* [PROBLEM]: Transcribe each of the records below exactly, excluding all pictures.

* [EXTRACTED MATERIAL]:

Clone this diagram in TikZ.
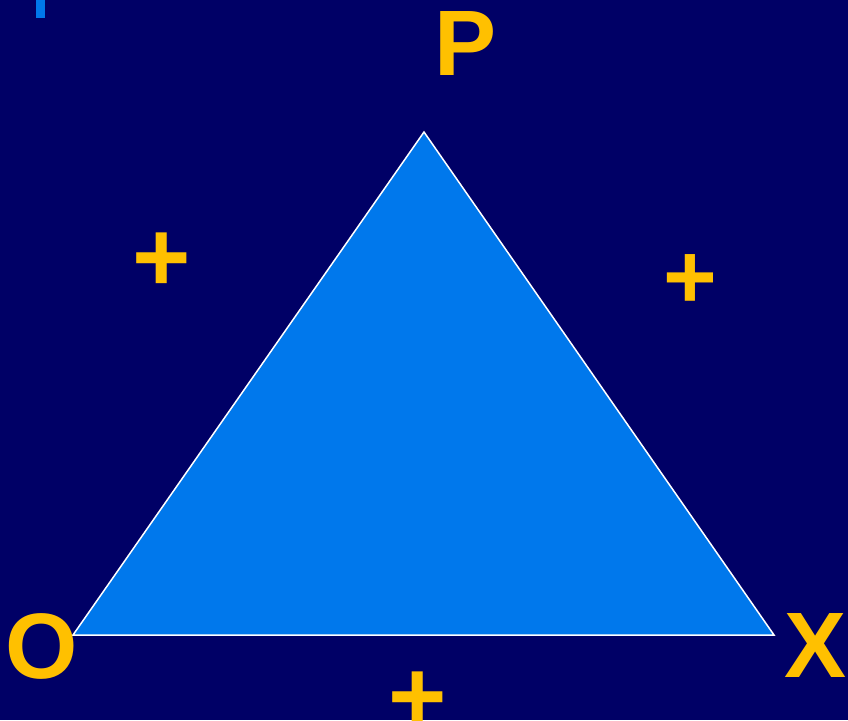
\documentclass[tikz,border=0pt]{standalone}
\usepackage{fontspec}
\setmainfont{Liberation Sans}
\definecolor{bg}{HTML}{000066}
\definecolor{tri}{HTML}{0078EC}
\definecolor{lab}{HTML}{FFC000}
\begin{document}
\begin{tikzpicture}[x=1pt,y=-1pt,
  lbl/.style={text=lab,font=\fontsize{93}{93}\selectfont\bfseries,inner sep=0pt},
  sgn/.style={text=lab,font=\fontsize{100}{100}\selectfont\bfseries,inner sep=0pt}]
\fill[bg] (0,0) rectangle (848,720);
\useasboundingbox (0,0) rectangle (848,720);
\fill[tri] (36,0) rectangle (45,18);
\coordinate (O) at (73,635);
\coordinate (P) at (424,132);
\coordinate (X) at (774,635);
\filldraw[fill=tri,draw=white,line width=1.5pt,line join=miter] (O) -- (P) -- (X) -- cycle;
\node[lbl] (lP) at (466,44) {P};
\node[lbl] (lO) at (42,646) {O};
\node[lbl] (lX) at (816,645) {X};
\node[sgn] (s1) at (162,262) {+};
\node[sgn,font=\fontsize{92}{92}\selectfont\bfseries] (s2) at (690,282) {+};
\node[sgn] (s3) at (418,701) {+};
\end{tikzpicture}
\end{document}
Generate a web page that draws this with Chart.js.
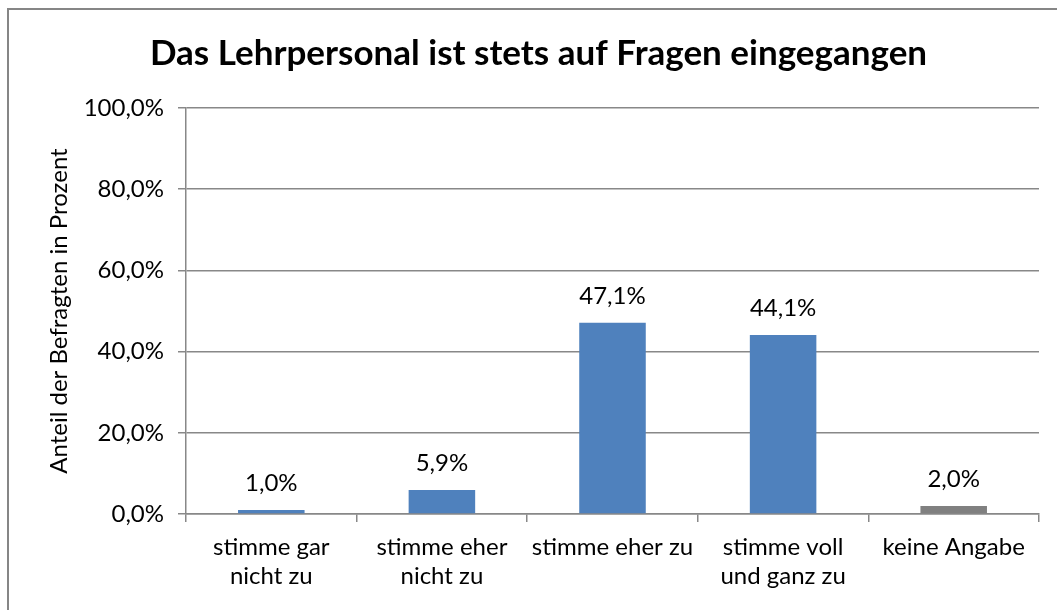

* [THE RESULT]:
Clone this diagram in TikZ.
\documentclass[tikz,border=0pt]{standalone}
\usepackage{fontspec}
\setmainfont{Liberation Sans}
\definecolor{bg}{HTML}{000066}
\definecolor{tri}{HTML}{0078EC}
\definecolor{lab}{HTML}{FFC000}
\begin{document}
\begin{tikzpicture}[x=1pt,y=-1pt,
  lbl/.style={text=lab,font=\fontsize{93}{93}\selectfont\bfseries,inner sep=0pt},
  sgn/.style={text=lab,font=\fontsize{100}{100}\selectfont\bfseries,inner sep=0pt}]
\fill[bg] (0,0) rectangle (848,720);
\useasboundingbox (0,0) rectangle (848,720);
\fill[tri] (36,0) rectangle (45,18);
\coordinate (O) at (73,635);
\coordinate (P) at (424,132);
\coordinate (X) at (774,635);
\filldraw[fill=tri,draw=white,line width=1.5pt,line join=miter] (O) -- (P) -- (X) -- cycle;
\node[lbl] (lP) at (466,44) {P};
\node[lbl] (lO) at (42,646) {O};
\node[lbl] (lX) at (816,645) {X};
\node[sgn] (s1) at (162,262) {+};
\node[sgn,font=\fontsize{92}{92}\selectfont\bfseries] (s2) at (690,282) {+};
\node[sgn] (s3) at (418,701) {+};
\end{tikzpicture}
\end{document}
Generate a web page that draws this with Chart.js.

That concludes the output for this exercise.